>> START
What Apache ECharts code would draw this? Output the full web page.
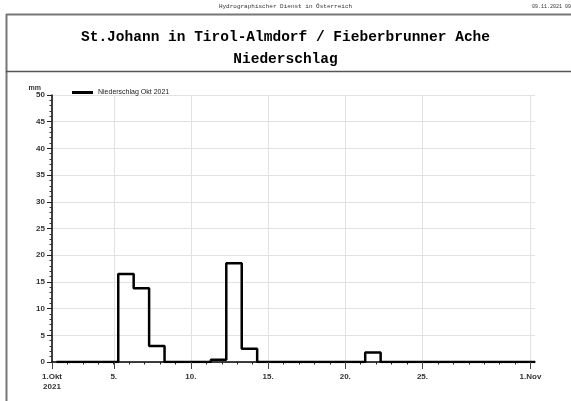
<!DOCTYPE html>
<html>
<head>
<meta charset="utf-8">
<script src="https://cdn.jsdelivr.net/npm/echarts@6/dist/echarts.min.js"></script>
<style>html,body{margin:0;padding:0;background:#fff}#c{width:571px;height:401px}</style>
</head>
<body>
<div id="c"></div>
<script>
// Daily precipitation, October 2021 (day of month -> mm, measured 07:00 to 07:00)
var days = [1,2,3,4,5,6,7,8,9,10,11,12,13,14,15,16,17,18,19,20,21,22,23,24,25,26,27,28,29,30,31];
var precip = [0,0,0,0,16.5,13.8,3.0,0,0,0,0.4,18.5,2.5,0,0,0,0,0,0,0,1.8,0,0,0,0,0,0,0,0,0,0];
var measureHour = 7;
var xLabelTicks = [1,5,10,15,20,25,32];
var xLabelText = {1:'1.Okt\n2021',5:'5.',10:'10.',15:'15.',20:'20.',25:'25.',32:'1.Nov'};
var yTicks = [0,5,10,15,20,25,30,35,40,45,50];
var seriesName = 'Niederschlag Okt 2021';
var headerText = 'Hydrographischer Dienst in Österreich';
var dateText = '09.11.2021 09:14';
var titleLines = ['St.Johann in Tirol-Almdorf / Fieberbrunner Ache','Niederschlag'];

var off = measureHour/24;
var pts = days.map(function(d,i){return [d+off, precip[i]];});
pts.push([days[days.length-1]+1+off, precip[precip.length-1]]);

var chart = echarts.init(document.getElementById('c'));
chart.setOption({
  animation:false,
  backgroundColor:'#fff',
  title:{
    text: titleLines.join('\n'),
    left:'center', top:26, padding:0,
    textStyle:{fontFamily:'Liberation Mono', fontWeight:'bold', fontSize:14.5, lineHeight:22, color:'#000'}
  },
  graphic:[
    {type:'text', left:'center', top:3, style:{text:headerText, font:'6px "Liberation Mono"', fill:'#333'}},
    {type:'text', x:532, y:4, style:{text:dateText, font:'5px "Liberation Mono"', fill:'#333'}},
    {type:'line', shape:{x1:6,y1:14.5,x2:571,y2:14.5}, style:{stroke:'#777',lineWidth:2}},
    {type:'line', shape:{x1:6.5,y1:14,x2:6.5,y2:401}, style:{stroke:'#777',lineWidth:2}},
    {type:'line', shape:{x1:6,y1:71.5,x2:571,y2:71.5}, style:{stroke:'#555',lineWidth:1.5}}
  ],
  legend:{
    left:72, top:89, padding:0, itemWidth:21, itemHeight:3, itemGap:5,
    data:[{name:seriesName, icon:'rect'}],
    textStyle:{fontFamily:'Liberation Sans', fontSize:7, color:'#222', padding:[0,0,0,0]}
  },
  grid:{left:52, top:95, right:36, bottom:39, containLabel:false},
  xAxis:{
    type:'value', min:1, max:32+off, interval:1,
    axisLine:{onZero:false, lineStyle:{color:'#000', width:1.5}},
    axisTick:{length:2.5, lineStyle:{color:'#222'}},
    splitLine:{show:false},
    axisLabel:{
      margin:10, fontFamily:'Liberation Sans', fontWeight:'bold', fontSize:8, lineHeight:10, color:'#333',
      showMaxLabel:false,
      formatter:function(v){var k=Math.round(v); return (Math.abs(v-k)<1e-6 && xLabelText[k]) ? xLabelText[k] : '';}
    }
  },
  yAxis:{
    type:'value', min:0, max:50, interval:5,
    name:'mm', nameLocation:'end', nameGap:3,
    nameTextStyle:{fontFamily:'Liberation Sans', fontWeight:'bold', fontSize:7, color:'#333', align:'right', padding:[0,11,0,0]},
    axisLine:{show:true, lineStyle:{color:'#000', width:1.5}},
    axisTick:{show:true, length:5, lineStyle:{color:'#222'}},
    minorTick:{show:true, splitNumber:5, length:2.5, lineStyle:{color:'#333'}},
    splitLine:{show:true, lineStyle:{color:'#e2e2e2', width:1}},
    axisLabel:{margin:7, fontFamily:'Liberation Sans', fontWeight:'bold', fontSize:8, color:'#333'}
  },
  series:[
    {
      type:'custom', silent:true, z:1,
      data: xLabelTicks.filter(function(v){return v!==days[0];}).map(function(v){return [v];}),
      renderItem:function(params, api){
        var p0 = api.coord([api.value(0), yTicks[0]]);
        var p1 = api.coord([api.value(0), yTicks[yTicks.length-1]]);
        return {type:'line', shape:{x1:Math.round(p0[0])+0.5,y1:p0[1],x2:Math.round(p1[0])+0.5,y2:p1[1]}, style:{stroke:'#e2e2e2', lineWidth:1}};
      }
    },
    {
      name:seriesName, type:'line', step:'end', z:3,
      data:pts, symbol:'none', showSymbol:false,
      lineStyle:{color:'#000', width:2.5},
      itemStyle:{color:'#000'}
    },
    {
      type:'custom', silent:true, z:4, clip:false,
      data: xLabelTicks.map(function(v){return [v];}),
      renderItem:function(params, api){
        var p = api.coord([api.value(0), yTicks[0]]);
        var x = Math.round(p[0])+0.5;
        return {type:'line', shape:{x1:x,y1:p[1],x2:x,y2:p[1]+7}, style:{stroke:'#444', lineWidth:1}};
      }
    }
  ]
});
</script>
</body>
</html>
>> END
From the first line above down to the line with "pts.push([days[days.length-1]+1+off, precip[precip.length-1]]);", reproduce every line and no others, omitting pictures.

## Response to the task
What Apache ECharts code would draw this? Output the full web page.
<!DOCTYPE html>
<html>
<head>
<meta charset="utf-8">
<script src="https://cdn.jsdelivr.net/npm/echarts@6/dist/echarts.min.js"></script>
<style>html,body{margin:0;padding:0;background:#fff}#c{width:571px;height:401px}</style>
</head>
<body>
<div id="c"></div>
<script>
// Daily precipitation, October 2021 (day of month -> mm, measured 07:00 to 07:00)
var days = [1,2,3,4,5,6,7,8,9,10,11,12,13,14,15,16,17,18,19,20,21,22,23,24,25,26,27,28,29,30,31];
var precip = [0,0,0,0,16.5,13.8,3.0,0,0,0,0.4,18.5,2.5,0,0,0,0,0,0,0,1.8,0,0,0,0,0,0,0,0,0,0];
var measureHour = 7;
var xLabelTicks = [1,5,10,15,20,25,32];
var xLabelText = {1:'1.Okt\n2021',5:'5.',10:'10.',15:'15.',20:'20.',25:'25.',32:'1.Nov'};
var yTicks = [0,5,10,15,20,25,30,35,40,45,50];
var seriesName = 'Niederschlag Okt 2021';
var headerText = 'Hydrographischer Dienst in Österreich';
var dateText = '09.11.2021 09:14';
var titleLines = ['St.Johann in Tirol-Almdorf / Fieberbrunner Ache','Niederschlag'];

var off = measureHour/24;
var pts = days.map(function(d,i){return [d+off, precip[i]];});
pts.push([days[days.length-1]+1+off, precip[precip.length-1]]);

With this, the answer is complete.